I've got a problem with overloading some operators.

Specifically, I have a template, interface_mixin<T> , which has the traditional CRTP setup, ie, Derived : public interface_mixin<Derived> .

Now I need to overload operators on which side is an object, but the other side is a template, that is:

template<typename T, typename Derived> ... operator..
(T t, const interface_mixin<Derived>& d) {
    ... 
}
template<typename T, typename Derived> ... operator..
(const interface_mixin<T>& t, Derived d) {
    ... 
}
template<typename T, typename Derived> ... operator..
(const interface_mixin<T>& t, const interface_mixin<Derived>& d) {
    ... 
}

However, my compiler (VS2010) won't accept this, calling ambiguous overload. How can I convince it to accept these overloads?

Right now, I'm trying to use SFINAE to try to clear the other overloads. But even though the logic seems fine, the compiler picks the wrong overload.
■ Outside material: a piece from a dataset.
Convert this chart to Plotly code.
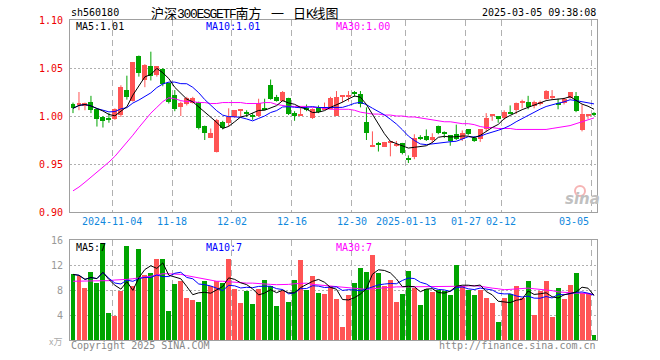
import plotly.graph_objects as go
import pandas as pd

# ---------------- data ----------------
tick_idx = [7, 17, 27, 37, 47, 56, 66, 72, 87]
tick_labels = ["2024-11-04", "11-18", "12-02", "12-16", "12-30",
               "2025-01-13", "01-27", "02-12", "03-05"]

opens = [1.013, 1.011, 1.010, 1.015, 1.007, 0.999, 0.997, 0.997, 1.001, 1.027,
         1.016, 1.062, 1.038, 1.052, 1.043, 1.049, 1.034, 1.022, 1.009, 1.012,
         1.014, 1.015, 0.990, 0.977, 0.963, 0.994, 0.993, 0.999, 1.006, 1.004,
         1.001, 1.000, 1.008, 1.032, 1.020, 1.016, 1.019, 1.003, 1.000, 1.008,
         0.998, 1.008, 1.007, 1.007, 1.000, 1.020, 1.020, 1.024, 1.023, 0.994,
         0.968, 0.971, 0.968, 0.972, 0.969, 0.972, 0.956, 0.957, 0.978, 0.979,
         0.975, 0.990, 0.983, 0.980, 0.981, 0.976, 0.986, 0.977, 0.976, 0.986,
         1.000, 1.000, 0.998, 1.004, 1.006, 1.014, 1.015, 1.010, 1.012, 1.018,
         1.019, 1.013, 1.014, 1.019, 1.021, 0.985, 1.000, 1.003]
closes = [1.008, 1.014, 1.014, 1.006, 0.997, 0.995, 0.996, 1.007, 1.030, 1.020,
          1.056, 1.045, 1.053, 1.042, 1.052, 1.033, 1.015, 1.007, 1.014, 1.019,
          1.019, 0.988, 0.982, 0.982, 0.996, 0.987, 0.999, 1.006, 1.007, 1.003,
          0.999, 1.014, 1.007, 1.018, 1.016, 1.025, 1.002, 1.000, 1.002, 1.007,
          1.007, 1.004, 1.008, 1.019, 1.020, 1.021, 1.021, 1.023, 1.013, 0.982,
          0.970, 0.970, 0.973, 0.973, 0.971, 0.961, 0.955, 0.977, 0.977, 0.975,
          0.978, 0.982, 0.982, 0.974, 0.976, 0.982, 0.981, 0.974, 0.986, 0.998,
          1.001, 0.997, 1.004, 1.003, 1.014, 1.015, 1.009, 1.015, 1.015, 1.026,
          1.020, 1.012, 1.018, 1.025, 1.005, 1.002, 1.001, 1.002]
highs = [1.014, 1.025, 1.014, 1.021, 1.008, 1.000, 1.003, 1.008, 1.032, 1.042,
         1.056, 1.063, 1.054, 1.067, 1.052, 1.050, 1.035, 1.027, 1.015, 1.020,
         1.020, 1.015, 0.990, 0.987, 0.997, 0.995, 1.008, 1.006, 1.007, 1.006,
         1.003, 1.018, 1.018, 1.038, 1.022, 1.026, 1.019, 1.005, 1.008, 1.012,
         1.008, 1.011, 1.014, 1.020, 1.026, 1.021, 1.026, 1.026, 1.026, 1.009,
         0.984, 0.973, 0.973, 0.974, 0.974, 0.972, 0.959, 0.981, 0.980, 0.986,
         0.982, 0.990, 0.984, 0.980, 0.991, 0.985, 0.986, 0.979, 0.986, 1.003,
         1.001, 1.000, 1.006, 1.011, 1.014, 1.017, 1.021, 1.016, 1.016, 1.027,
         1.027, 1.018, 1.019, 1.025, 1.025, 1.012, 1.002, 1.004]
lows = [1.003, 1.006, 1.006, 1.003, 0.989, 0.988, 0.993, 0.996, 0.999, 1.017,
        1.015, 1.041, 1.030, 1.037, 1.041, 1.031, 1.013, 1.005, 1.000, 1.011,
        1.013, 0.986, 0.975, 0.977, 0.962, 0.986, 0.989, 0.998, 0.999, 0.999,
        0.996, 0.999, 1.006, 1.017, 1.015, 1.015, 1.001, 0.995, 1.000, 1.005,
        0.997, 1.003, 1.007, 1.007, 1.000, 1.014, 1.015, 1.020, 1.009, 0.975,
        0.968, 0.963, 0.968, 0.958, 0.968, 0.960, 0.951, 0.955, 0.975, 0.974,
        0.972, 0.981, 0.977, 0.969, 0.975, 0.974, 0.980, 0.973, 0.973, 0.984,
        0.995, 0.993, 0.996, 1.002, 1.002, 1.008, 1.007, 1.008, 1.011, 1.017,
        1.017, 1.007, 1.012, 1.018, 1.004, 0.984, 0.997, 1.000]
volumes = [10.5, 10.2, 8.4, 10.9, 9.1, 15.6, 4.4, 3.8, 7.8, 15.1,
           8.6, 14.5, 10.4, 10.8, 13.0, 13.0, 4.6, 9.0, 9.4, 6.8,
           6.45, 6.1, 9.4, 8.7, 9.4, 9.2, 13.0, 8.2, 6.0, 7.9,
           5.8, 8.2, 9.65, 8.7, 5.5, 7.8, 6.1, 9.65, 12.85, 8.05,
           10.3, 7.6, 7.4, 8.7, 6.6, 2.1, 7.25, 9.2, 11.6, 10.9,
           13.65, 10.8, 8.7, 9.65, 6.1, 7.4, 11.1, 8.4, 5.65, 8.2,
           7.7, 8.05, 7.9, 7.25, 12.05, 8.6, 8.05, 7.25, 8.05, 6.8,
           6.0, 2.9, 6.8, 7.4, 8.7, 6.8, 9.5, 4.05, 7.9, 9.5,
           3.7, 8.4, 6.6, 8.85, 10.8, 7.6, 7.6, 0.85]
ma30_price = [0.922, 0.926, 0.931, 0.936, 0.941, 0.946, 0.952, 0.958, 0.965, 0.972,
              0.980, 0.988, 0.996, 1.003, 1.009, 1.015, 1.019, 1.018, 1.016, 1.015,
              1.015, 1.014, 1.014, 1.013, 1.013, 1.014, 1.014, 1.014, 1.014, 1.013,
              1.013, 1.013, 1.014, 1.014, 1.012, 1.011, 1.010, 1.010, 1.010, 1.010,
              1.009, 1.009, 1.008, 1.007, 1.007, 1.007, 1.007, 1.006, 1.004, 1.003,
              1.002, 1.002, 1.001, 1.001, 1.000, 1.000, 0.999, 0.999, 0.998, 0.997,
              0.996, 0.995, 0.994, 0.994, 0.993, 0.992, 0.992, 0.991, 0.989, 0.988,
              0.988, 0.987, 0.987, 0.987, 0.986, 0.986, 0.986, 0.986, 0.986, 0.986,
              0.987, 0.988, 0.989, 0.990, 0.992, 0.994, 0.996, 0.998]
ma30_vol = [9.4, 9.4, 9.4, 9.4, 9.4, 9.5, 9.5, 9.6, 9.6, 9.7,
            9.8, 9.9, 10.0, 10.2, 10.4, 10.6, 10.6, 10.6, 10.5, 10.3,
            10.1, 9.9, 9.7, 9.5, 9.4, 9.4, 9.3, 9.3, 9.2, 9.1,
            9.1, 9.0, 8.9, 8.9, 8.85, 8.85, 8.9, 9.0, 9.1, 9.1,
            8.9, 8.8, 8.75, 8.7, 8.5, 8.4, 8.3, 8.2, 8.1, 8.1,
            8.2, 8.3, 8.4, 8.5, 8.5, 8.5, 8.5, 8.5, 8.5, 8.5,
            8.5, 8.5, 8.5, 8.55, 8.6, 8.6, 8.65, 8.7, 8.6, 8.4,
            8.3, 8.2, 8.05, 8.1, 8.2, 8.3, 8.3, 8.2, 8.1, 8.05,
            7.9, 7.7, 7.6, 7.5, 7.5, 7.5, 7.4, 7.25]

# ---------------- derived ----------------
n = len(closes)
idx = list(range(n))
RED = "#ff5454"
GREEN = "#00a400"
up = [c >= o for o, c in zip(opens, closes)]
colors = [RED if u else GREEN for u in up]
body_base = [min(o, c) for o, c in zip(opens, closes)]
body_h = [max(abs(c - o), 0.0011) for o, c in zip(opens, closes)]
cs = pd.Series(closes)
ma5 = cs.rolling(5, min_periods=1).mean()
ma10 = cs.rolling(10, min_periods=1).mean()
vs = pd.Series(volumes)
vma5 = vs.rolling(5, min_periods=1).mean()
vma10 = vs.rolling(10, min_periods=1).mean()

def wicks(sel):
    xs, ys = [], []
    for i in idx:
        if sel(i):
            xs += [i, i, None]
            ys += [lows[i], highs[i], None]
    return xs, ys

fig = go.Figure()
for flag, col in [(True, RED), (False, GREEN)]:
    wx, wy = wicks(lambda i: up[i] == flag)
    fig.add_trace(go.Scatter(x=wx, y=wy, mode="lines", line=dict(color=col, width=1),
                             xaxis="x", yaxis="y", hoverinfo="skip"))
fig.add_trace(go.Bar(x=idx, y=body_h, base=body_base, width=0.83,
                     marker=dict(color=colors, line=dict(width=0)),
                     xaxis="x", yaxis="y"))
fig.add_trace(go.Scatter(x=idx, y=ma30_price, mode="lines", line=dict(color="#ff00ff", width=1),
                         xaxis="x", yaxis="y"))
fig.add_trace(go.Scatter(x=idx, y=ma10, mode="lines", line=dict(color="#0000ff", width=1),
                         xaxis="x", yaxis="y"))
fig.add_trace(go.Scatter(x=idx, y=ma5, mode="lines", line=dict(color="#000000", width=1),
                         xaxis="x", yaxis="y"))

fig.add_trace(go.Bar(x=idx, y=volumes, width=0.83,
                     marker=dict(color=colors, line=dict(width=0)),
                     xaxis="x2", yaxis="y2"))
fig.add_trace(go.Scatter(x=idx, y=ma30_vol, mode="lines", line=dict(color="#ff00ff", width=1),
                         xaxis="x2", yaxis="y2"))
fig.add_trace(go.Scatter(x=idx, y=vma10, mode="lines", line=dict(color="#0000ff", width=1),
                         xaxis="x2", yaxis="y2"))
fig.add_trace(go.Scatter(x=idx, y=vma5, mode="lines", line=dict(color="#000000", width=1),
                         xaxis="x2", yaxis="y2"))

MONO = "DejaVu Sans Mono"
CJK = "Noto Sans CJK SC"
grid_x = [t - 0.45 for t in tick_idx]
xcommon = dict(range=[-0.5, n - 0.5], showline=True, mirror=True, linecolor="#a0a0a0",
               linewidth=1, tickvals=grid_x, showticklabels=False, ticks="",
               showgrid=True, gridcolor="#b0b0b0", griddash="6px,4px", gridwidth=1,
               zeroline=False, fixedrange=True)

fig.update_layout(
    width=660, height=360,
    margin=dict(l=70, r=63, t=20, b=20),
    paper_bgcolor="white", plot_bgcolor="white",
    showlegend=False, bargap=0,
    xaxis=dict(domain=[0, 1], anchor="y", **xcommon),
    xaxis2=dict(domain=[0, 1], anchor="y2", **xcommon),
    yaxis=dict(domain=[0.4, 1], range=[0.90, 1.10], tickvals=[0.90, 0.95, 1.00, 1.05, 1.10],
               ticktext=["0.90", "0.95", "1.00", "1.05", "1.10"],
               tickfont=dict(family=MONO, size=10, color="#ee0000"),
               showline=True, mirror=True, linecolor="#a0a0a0", ticks="", ticklabelstandoff=4,
               showgrid=True, gridcolor="#b0b0b0", griddash="2px,2px", zeroline=False,
               fixedrange=True),
    yaxis2=dict(domain=[0, 0.3125], range=[0, 16], tickvals=[4, 8, 12, 16],
                tickfont=dict(family=MONO, size=10, color="#999999"),
                showline=True, mirror=True, linecolor="#a0a0a0", ticks="", ticklabelstandoff=4,
                showgrid=True, gridcolor="#b0b0b0", griddash="2px,2px", zeroline=False,
                fixedrange=True),
)

def px(xp):
    return (xp - 70) / 527.0

def py(yp):
    return (340 - yp) / 320.0

anns = []
def txt(text, x, y, color="#000", size=10, family=MONO, anchor="left"):
    anns.append(dict(text=text, x=px(x), y=py(y), xref="paper", yref="paper",
                     xanchor=anchor, yanchor="middle", showarrow=False,
                     font=dict(family=family, size=size, color=color)))

LAT = "font-family:'Liberation Mono';font-size:13px;letter-spacing:-1.3px"
txt("沪深<span style=\"%s\">300ESGETF</span>南方" % LAT, 149, 13, size=13, family=CJK)
txt("一", 277, 13, size=13, family=CJK, anchor="center")
txt("日<span style=\"%s\">K</span>线图" % LAT, 291, 13, size=13, family=CJK)
txt("sh560180", 69, 13)
txt("2025-03-05 09:38:08", 598, 13, anchor="right")
txt("MA5:1.01", 74, 26)
txt("MA10:1.01", 204, 26, color="#0000ff")
txt("MA30:1.00", 334, 26, color="#ff00ff")
txt("MA5:7", 74, 247)
txt("MA10:7", 204, 247, color="#0000ff")
txt("MA30:7", 334, 247, color="#ff00ff")
txt("x万", 64, 341, color="#aaaaaa", size=9, family=CJK, anchor="right")
txt("Copyright 2025 SINA.COM", 69, 345, color="#888888")
txt("http://finance.sina.com.cn", 598, 345, color="#888888", anchor="right")

for k, (t, lab) in enumerate(zip(tick_idx, tick_labels)):
    last = k == len(tick_idx) - 1
    anns.append(dict(text=lab, x=t - 0.45, y=py(221), xref="x", yref="paper",
                     xanchor="right" if last else "center", yanchor="middle", showarrow=False,
                     font=dict(family=MONO, size=10, color="#1188dd")))

# sina watermark
anns.append(dict(text="<b><i>sina</i></b>", x=px(582), y=py(199), xref="paper", yref="paper",
                 xanchor="center", yanchor="middle", showarrow=False,
                 font=dict(family="DejaVu Sans", size=15, color="#c0c0c0")))
fig.update_layout(annotations=anns)
fig.add_shape(type="circle", xref="paper", yref="paper",
              x0=px(575), x1=px(585), y0=py(196), y1=py(186),
              line=dict(color="#f6b4b4", width=2), fillcolor="rgba(0,0,0,0)")

fig.write_html("out.html", config={"displayModeBar": False},
               post_script="document.body.style.margin='0';")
template<typename T, typename Derived> 
typename std::enable_if<
    !std::is_base_of<
        interface_mixin<T>, 
        T
    >::value, 
    and<
        equality_rule<T>, 
        Derived
    >
>::type operator>>(T t, const interface_mixin<Derived>& d) {
    return and<equality_rule<T>, Derived>(equality_rule<T>(std::move(t)), d.crtp_cast());
}
template<typename T, typename Derived> 
typename std::enable_if<
    !std::is_base_of<
        interface_mixin<Derived>, 
        Derived
    >::value, 
    and<
        T, 
        equality_rule<Derived>
    >
>::type operator>>(const interface_mixin<T>& t, Derived d) {
    return and<T, equality_rule<Derived>>(t.crtp_cast(), equality_rule<Derived>(std::move(d)));
}
template<typename T, typename Derived> and<T, Derived> operator>>(const interface_mixin<T>& t, const interface_mixin<Derived>& d) {
    return and<T, Derived>(t.crtp_cast(), d.crtp_cast());
}

However, VS is picking the wrong overload, and the logic won't make sense when the wrong overload is picked.

Answer 1

The first part of your question differs form second, you don't specify return type an function body there.
If return type is void - this code works with my MSVC2010 compiler:

#include <iostream>

template<class T> struct interface_mixin {};

template<typename T, typename Derived>
typename std::enable_if<!std::is_base_of<interface_mixin<T>, T>::value, void>::type
operator>>(T t, const interface_mixin<Derived>& d) { std::cout << "1\n"; }

template<typename Derived, typename T>
typename std::enable_if<!std::is_base_of<interface_mixin<T>, T>::value, void>::type
operator>>(const interface_mixin<Derived>& d, T t) { std::cout << "2\n"; }

template<typename DerivedL, typename DerivedR>
void
operator>>(const interface_mixin<DerivedL>& t, const interface_mixin<DerivedR>& d)
{ std::cout << "3\n"; }

struct Foo : interface_mixin<Foo> {};
struct Bar : interface_mixin<Bar> {};

int main()
{
    Foo f;
    Bar b;

    1 >> f;
    f >> 1;
    f >> b;
}

I don't know if the problem is with return type or something other, but enable_if should solve this problem.